::: AVAILABLE RECORDS :::

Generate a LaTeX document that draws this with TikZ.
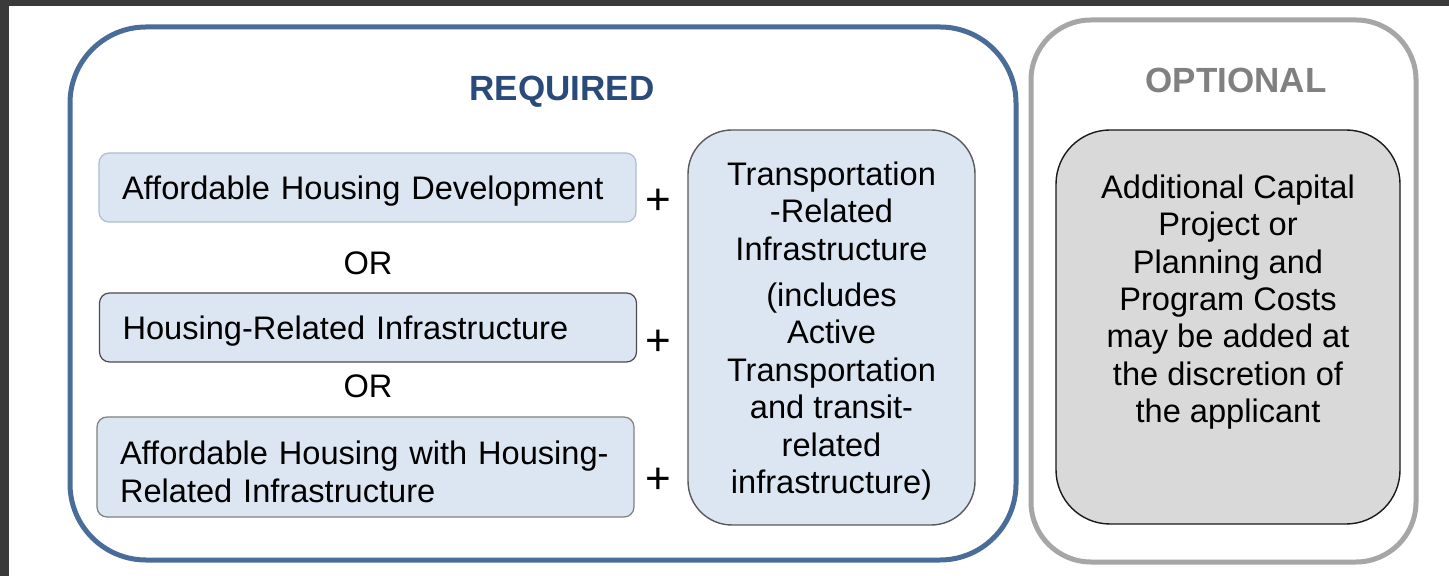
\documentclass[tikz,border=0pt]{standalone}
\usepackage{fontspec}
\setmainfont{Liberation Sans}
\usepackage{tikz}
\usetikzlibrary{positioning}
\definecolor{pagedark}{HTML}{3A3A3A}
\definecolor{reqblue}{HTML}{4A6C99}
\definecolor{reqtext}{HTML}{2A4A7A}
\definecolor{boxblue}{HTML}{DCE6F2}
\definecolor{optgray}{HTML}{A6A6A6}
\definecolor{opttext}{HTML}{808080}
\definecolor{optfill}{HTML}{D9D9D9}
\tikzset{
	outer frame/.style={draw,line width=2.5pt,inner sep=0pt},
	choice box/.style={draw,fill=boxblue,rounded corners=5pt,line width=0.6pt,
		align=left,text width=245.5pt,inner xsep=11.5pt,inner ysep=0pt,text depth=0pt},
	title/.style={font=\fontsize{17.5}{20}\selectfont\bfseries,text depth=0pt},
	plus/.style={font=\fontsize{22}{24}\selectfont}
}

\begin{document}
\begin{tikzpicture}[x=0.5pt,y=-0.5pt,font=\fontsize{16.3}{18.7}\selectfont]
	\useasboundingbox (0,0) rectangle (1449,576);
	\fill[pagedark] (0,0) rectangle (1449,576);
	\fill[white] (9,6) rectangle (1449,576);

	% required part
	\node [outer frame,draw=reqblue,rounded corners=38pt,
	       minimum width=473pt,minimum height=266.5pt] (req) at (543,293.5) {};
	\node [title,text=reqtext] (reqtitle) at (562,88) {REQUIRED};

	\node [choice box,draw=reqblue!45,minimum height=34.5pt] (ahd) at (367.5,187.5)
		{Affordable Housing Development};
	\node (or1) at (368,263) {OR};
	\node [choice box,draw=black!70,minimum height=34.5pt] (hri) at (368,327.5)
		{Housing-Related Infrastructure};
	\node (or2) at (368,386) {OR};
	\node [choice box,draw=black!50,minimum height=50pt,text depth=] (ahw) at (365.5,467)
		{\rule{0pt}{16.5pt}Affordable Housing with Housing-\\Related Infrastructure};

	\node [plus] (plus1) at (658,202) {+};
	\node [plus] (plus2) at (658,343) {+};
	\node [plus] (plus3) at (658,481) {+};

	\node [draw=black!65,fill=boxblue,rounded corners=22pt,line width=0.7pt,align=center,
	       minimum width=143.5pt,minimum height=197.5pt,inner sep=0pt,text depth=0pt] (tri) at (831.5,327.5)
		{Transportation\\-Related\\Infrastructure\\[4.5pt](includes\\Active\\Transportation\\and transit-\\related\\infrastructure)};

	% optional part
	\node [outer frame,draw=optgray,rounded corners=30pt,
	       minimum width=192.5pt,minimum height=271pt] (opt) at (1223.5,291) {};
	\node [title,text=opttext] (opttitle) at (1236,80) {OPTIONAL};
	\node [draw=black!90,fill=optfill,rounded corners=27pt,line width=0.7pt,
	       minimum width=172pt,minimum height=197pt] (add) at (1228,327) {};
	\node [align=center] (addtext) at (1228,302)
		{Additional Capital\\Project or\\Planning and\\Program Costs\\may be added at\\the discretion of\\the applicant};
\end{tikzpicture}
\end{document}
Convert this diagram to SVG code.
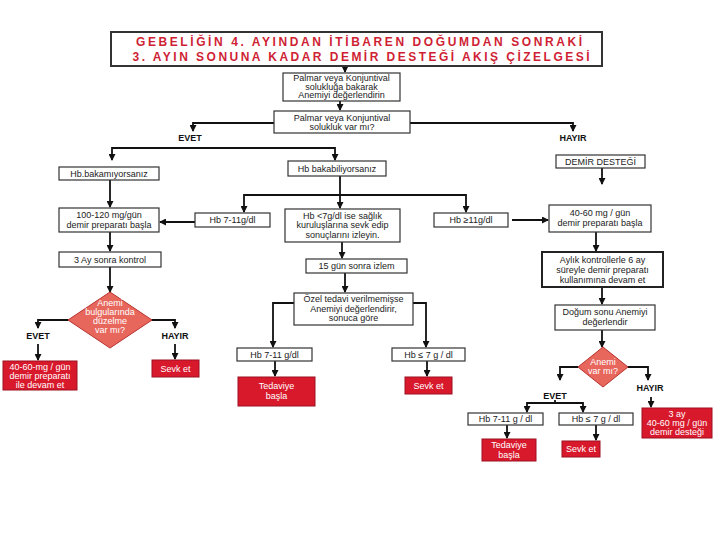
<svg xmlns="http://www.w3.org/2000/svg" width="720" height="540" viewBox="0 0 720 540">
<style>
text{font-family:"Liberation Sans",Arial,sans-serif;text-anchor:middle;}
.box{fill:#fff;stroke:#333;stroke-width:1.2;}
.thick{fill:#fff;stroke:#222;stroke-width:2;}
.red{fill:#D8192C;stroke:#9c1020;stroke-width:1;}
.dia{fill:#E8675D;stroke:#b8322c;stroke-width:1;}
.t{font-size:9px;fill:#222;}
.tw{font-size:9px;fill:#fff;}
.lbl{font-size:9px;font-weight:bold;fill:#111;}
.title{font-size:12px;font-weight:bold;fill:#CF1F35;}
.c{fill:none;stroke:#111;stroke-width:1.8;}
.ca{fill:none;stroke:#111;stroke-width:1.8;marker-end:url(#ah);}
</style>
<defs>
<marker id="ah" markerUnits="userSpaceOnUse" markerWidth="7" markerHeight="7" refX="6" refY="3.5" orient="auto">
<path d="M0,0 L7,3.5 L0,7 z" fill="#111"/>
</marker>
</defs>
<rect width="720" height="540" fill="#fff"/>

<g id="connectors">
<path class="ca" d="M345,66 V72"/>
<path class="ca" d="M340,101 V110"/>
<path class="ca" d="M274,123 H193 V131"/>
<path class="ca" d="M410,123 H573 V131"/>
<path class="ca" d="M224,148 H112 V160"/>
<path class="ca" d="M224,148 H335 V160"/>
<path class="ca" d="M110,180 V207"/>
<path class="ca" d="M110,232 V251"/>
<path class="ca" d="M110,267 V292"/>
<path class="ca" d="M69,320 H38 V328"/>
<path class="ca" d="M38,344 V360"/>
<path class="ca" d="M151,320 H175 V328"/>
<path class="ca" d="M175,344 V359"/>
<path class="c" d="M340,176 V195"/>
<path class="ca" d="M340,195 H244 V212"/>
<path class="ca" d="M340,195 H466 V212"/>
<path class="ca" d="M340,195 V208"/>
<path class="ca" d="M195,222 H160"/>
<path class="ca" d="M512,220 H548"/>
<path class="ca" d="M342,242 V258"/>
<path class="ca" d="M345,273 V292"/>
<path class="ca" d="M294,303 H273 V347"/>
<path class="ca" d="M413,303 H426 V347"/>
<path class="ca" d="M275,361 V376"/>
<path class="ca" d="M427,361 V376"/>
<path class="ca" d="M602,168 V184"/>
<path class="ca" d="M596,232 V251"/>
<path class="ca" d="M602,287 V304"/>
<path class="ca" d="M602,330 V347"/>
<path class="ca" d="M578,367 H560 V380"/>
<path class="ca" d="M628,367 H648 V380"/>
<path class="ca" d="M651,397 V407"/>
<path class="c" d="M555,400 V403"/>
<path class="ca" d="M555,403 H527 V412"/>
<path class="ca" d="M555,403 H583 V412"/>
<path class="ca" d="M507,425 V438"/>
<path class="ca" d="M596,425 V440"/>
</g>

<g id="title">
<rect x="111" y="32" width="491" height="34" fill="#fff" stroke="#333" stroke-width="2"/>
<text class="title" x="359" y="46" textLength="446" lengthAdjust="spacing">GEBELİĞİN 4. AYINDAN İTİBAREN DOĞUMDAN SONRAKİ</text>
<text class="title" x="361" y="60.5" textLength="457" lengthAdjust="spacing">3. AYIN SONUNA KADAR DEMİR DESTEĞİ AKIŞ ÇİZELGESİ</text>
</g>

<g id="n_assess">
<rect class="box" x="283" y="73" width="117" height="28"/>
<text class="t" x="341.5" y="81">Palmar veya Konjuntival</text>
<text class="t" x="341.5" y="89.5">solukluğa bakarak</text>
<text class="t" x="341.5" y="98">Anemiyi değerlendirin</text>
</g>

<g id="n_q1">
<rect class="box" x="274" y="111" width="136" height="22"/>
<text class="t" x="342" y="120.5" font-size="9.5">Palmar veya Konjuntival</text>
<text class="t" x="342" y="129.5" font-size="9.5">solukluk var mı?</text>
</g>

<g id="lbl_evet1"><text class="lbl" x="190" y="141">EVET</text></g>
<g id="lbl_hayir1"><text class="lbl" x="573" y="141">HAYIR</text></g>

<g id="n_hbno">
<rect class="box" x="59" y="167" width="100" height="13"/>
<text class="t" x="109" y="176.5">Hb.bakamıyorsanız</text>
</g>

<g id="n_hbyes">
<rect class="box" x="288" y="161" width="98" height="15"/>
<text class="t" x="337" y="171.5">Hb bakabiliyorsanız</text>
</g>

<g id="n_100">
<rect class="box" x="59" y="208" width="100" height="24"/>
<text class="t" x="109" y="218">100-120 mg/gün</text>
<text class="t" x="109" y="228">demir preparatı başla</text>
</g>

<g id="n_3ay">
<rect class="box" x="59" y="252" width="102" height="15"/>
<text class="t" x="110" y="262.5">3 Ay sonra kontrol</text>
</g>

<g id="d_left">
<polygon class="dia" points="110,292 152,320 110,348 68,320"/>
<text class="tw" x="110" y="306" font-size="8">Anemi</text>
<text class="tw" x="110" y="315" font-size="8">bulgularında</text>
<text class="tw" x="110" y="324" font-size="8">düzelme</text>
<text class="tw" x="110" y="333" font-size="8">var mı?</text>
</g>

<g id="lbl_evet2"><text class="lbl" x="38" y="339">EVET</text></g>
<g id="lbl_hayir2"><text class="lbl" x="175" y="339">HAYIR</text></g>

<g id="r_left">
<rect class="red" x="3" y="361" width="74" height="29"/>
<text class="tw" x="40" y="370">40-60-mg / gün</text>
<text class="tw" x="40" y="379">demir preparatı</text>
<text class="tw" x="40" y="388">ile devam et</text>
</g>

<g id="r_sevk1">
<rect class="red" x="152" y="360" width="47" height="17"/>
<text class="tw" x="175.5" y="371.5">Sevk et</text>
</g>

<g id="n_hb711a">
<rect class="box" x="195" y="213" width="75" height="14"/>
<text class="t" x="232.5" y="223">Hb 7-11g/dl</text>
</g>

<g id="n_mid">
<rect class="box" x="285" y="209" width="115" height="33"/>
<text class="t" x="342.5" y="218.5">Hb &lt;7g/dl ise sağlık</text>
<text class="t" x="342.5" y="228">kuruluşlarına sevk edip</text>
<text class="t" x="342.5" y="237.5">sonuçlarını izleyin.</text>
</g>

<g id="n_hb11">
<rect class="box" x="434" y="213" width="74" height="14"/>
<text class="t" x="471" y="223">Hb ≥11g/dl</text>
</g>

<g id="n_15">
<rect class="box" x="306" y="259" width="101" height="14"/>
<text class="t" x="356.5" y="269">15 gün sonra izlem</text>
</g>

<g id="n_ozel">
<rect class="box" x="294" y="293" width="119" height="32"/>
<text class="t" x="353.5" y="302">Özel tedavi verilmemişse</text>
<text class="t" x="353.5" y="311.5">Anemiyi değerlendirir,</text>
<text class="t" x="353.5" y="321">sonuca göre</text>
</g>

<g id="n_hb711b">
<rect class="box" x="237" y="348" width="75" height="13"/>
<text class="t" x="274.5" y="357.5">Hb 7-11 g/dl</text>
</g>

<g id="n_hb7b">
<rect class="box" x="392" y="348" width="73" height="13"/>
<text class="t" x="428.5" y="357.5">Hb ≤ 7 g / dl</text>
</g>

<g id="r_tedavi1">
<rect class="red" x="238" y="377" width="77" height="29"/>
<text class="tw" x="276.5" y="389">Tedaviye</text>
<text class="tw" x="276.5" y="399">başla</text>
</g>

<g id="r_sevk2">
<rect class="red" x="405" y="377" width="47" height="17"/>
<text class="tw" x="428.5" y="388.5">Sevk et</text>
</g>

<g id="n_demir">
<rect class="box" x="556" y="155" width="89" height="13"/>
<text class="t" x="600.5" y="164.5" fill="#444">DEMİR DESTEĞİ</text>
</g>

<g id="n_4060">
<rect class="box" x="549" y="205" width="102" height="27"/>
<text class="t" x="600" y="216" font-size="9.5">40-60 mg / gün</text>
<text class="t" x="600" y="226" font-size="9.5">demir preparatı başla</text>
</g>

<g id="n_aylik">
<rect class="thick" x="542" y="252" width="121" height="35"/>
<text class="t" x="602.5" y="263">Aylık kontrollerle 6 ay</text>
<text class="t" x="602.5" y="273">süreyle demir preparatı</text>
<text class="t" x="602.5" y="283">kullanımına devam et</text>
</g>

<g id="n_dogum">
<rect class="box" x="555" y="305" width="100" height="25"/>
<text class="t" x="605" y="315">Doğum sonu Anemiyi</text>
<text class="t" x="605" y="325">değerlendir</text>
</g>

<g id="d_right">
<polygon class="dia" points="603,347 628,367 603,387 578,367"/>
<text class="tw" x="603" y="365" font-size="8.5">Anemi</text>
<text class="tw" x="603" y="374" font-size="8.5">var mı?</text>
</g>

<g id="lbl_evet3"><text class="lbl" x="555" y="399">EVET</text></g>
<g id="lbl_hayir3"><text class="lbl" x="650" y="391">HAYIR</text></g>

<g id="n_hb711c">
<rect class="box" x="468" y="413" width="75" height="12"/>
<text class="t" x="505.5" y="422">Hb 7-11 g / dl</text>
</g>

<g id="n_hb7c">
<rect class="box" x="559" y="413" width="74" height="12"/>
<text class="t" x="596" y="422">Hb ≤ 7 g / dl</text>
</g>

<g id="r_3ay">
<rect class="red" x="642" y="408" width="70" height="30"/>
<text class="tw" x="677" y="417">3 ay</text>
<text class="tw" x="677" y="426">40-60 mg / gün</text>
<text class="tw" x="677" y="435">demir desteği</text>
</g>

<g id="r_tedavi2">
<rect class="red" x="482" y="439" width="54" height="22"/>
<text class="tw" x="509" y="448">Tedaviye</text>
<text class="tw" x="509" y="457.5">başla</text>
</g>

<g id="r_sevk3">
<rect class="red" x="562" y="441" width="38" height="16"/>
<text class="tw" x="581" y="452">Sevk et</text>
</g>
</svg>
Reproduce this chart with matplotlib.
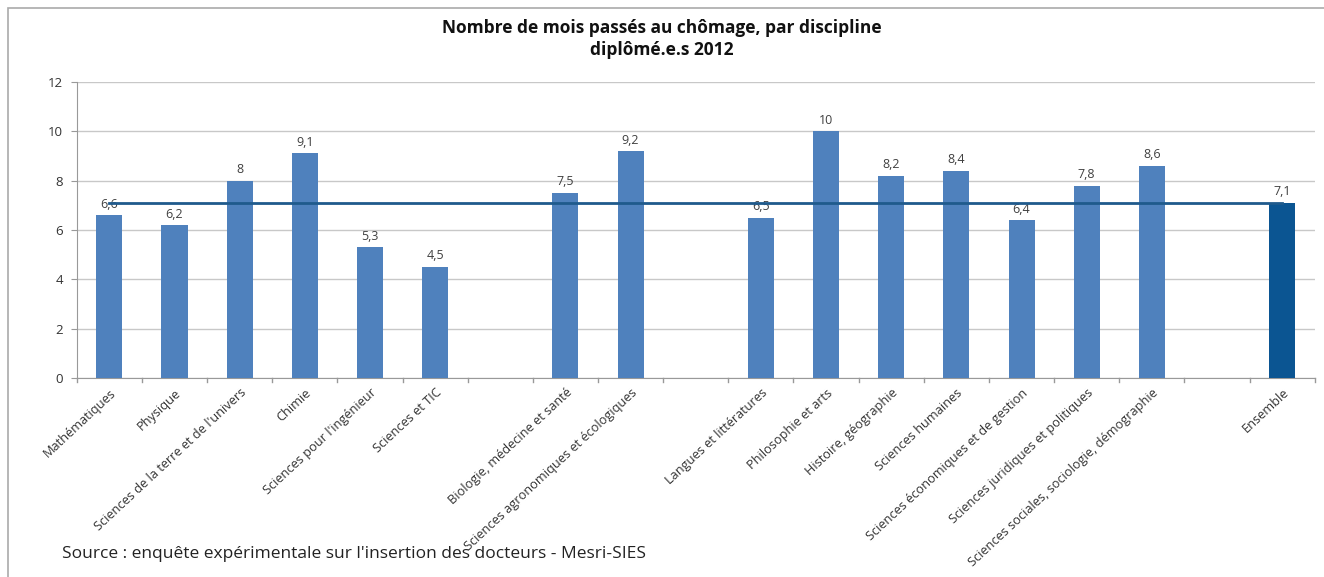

:::

▶ **WRITTEN REQUEST**
Transcribe exactly, with no pictures, the lines running from the first line of the material through the line holding "(9,6) rectangle (1449,576);".

▶ **TASK RESPONSE**
Generate a LaTeX document that draws this with TikZ.
\documentclass[tikz,border=0pt]{standalone}
\usepackage{fontspec}
\setmainfont{Liberation Sans}
\usepackage{tikz}
\usetikzlibrary{positioning}
\definecolor{pagedark}{HTML}{3A3A3A}
\definecolor{reqblue}{HTML}{4A6C99}
\definecolor{reqtext}{HTML}{2A4A7A}
\definecolor{boxblue}{HTML}{DCE6F2}
\definecolor{optgray}{HTML}{A6A6A6}
\definecolor{opttext}{HTML}{808080}
\definecolor{optfill}{HTML}{D9D9D9}
\tikzset{
	outer frame/.style={draw,line width=2.5pt,inner sep=0pt},
	choice box/.style={draw,fill=boxblue,rounded corners=5pt,line width=0.6pt,
		align=left,text width=245.5pt,inner xsep=11.5pt,inner ysep=0pt,text depth=0pt},
	title/.style={font=\fontsize{17.5}{20}\selectfont\bfseries,text depth=0pt},
	plus/.style={font=\fontsize{22}{24}\selectfont}
}

\begin{document}
\begin{tikzpicture}[x=0.5pt,y=-0.5pt,font=\fontsize{16.3}{18.7}\selectfont]
	\useasboundingbox (0,0) rectangle (1449,576);
	\fill[pagedark] (0,0) rectangle (1449,576);
	\fill[white] (9,6) rectangle (1449,576);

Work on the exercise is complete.